Unsurprisingly, the late, great King of Pop was quite the Cirque du Soleil fan. He had seen several of its touring shows when they came through California, even compelling him to visit the company’s headquarters in Montreal. After his death in the summer of 2009, it was this mutual respect and admiration for each other’s art that spawned the Michael Jackson The Immortal World Tour, which stops by the Chesapeake Energy Arena July 22-23.

“They have a lot in common,” said Laura Silverman, spokesperson of the tour. “They both are always trying to push the boundaries and create something new and something the world hasn’t seen yet. Whether that’s a short film/music video or these human acrobatic acts, they’ve both always been pushing the boundaries to create jaw-dropping effects. When you put those ideas together, it creates a very grandiose spectacle of a show.”

The Immortal tour, however, is somewhat of a departure from your average high-flying, acrobatics-based Cirque du Soleil performance. With a live band — which features four members of Jackson’s touring act — and stylized choreography, the show strives to embody the full Michael Jackson experience more than anything else.

“You’re getting a very different type of Cirque du Soleil show,” Silverman said. “It’s designed much more like a rock concert. The music, the band, this incredible 11-piece band with four band members who previously played with Michael Jackson — they are really the focus of the show.”

The music, curated by Musical Designer Kevin Antunes and Music Director Greg Phillinganes, runs the gamut of Jackson’s diverse catalog, featuring almost 35 songs from Jackson 5 to his final days, even featuring some deeper cuts that were of utmost importance to Jackson himself.

As such, MJ aficionados will appreciate the breadth of its soundtrack, and the members of the band who toured with Jackson are crucial in recreating these sounds.

“It’s really great for them to be able to continue to carry on his music,” Silverman said. “And then it’s great for everyone else who’s a part of the show to have them share what it was like to work with him and be there every day.”

Of course, it wouldn’t be a Cirque du Soleil show without its iconic circus acts. Many of the Immortal cast members were borrowed from other Cirque du Soleil shows, and that element remains as crucial to the overall performance as anything else.

“With any of the Cirque du Soleil shows, you’re guaranteed to get a very high-energy, colorful, jaw-dropping experience, witnessing people doing these incredible things with their bodies that you didn’t know were possible,” Silverman said.

Five years after his death, the impact that Michael Jackson had on pop culture is as strong as it ever was.
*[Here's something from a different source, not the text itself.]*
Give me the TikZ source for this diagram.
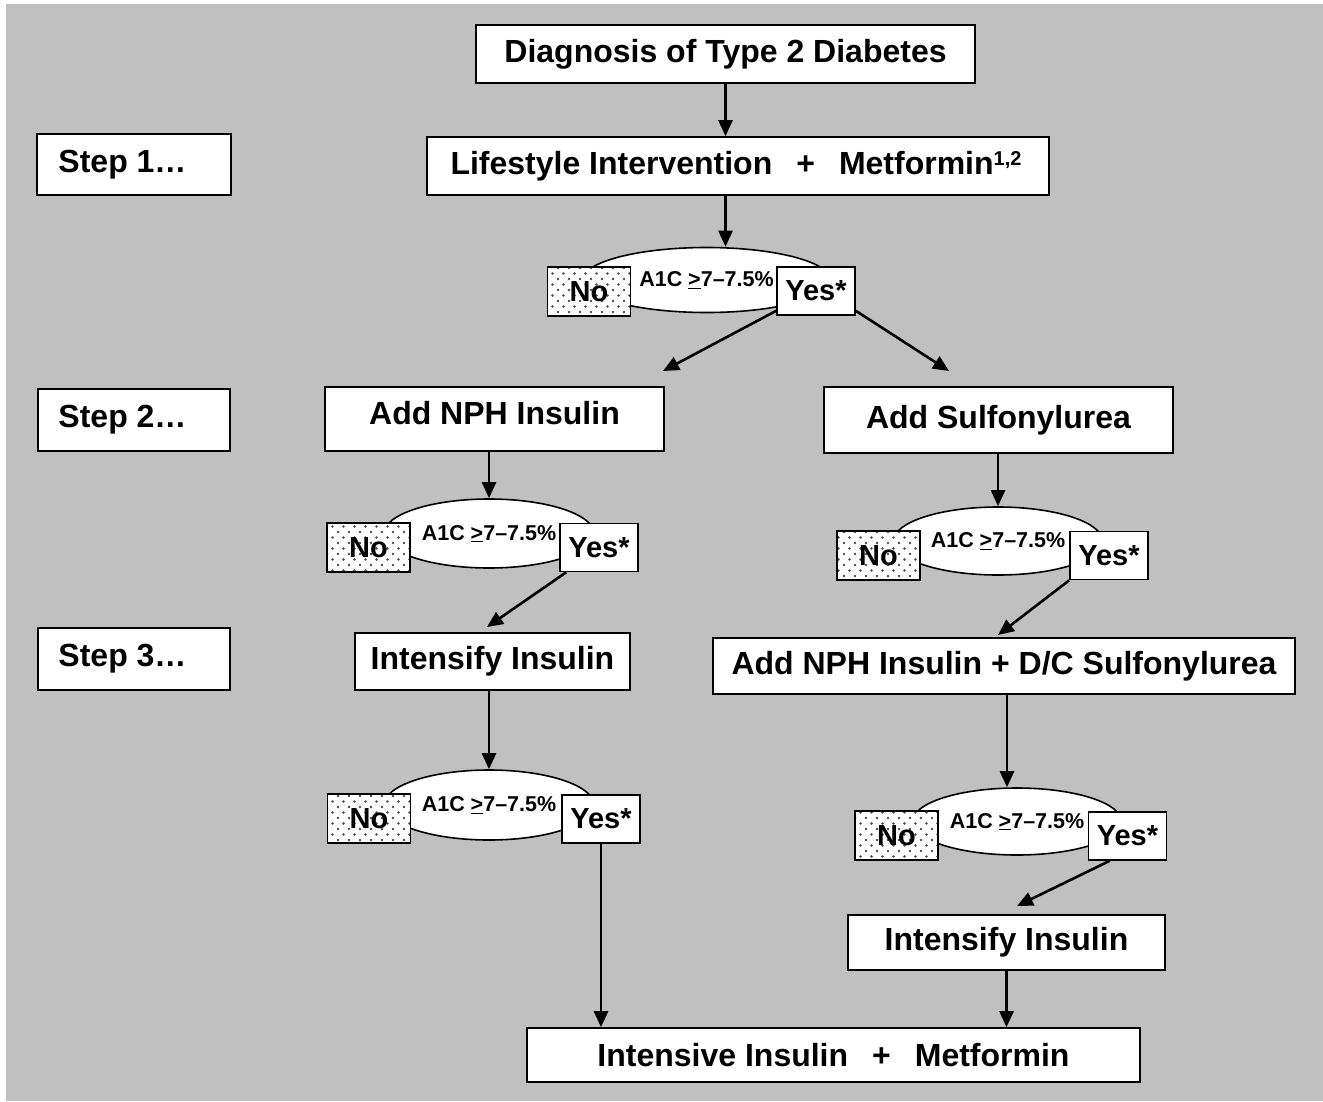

The Immortal tour is just one way of keeping his legacy alive, a highly entertaining aural and visual spectacle of which Jackson himself would be proud.

“He’s the King of Pop,” Silverman said. “His music, dance and lyrics influenced the world when he was alive and continue to do so. So I think it was a great opportunity for Cirque du Soleil and the estate to carry on his legacy and his messages and his music to more generations.”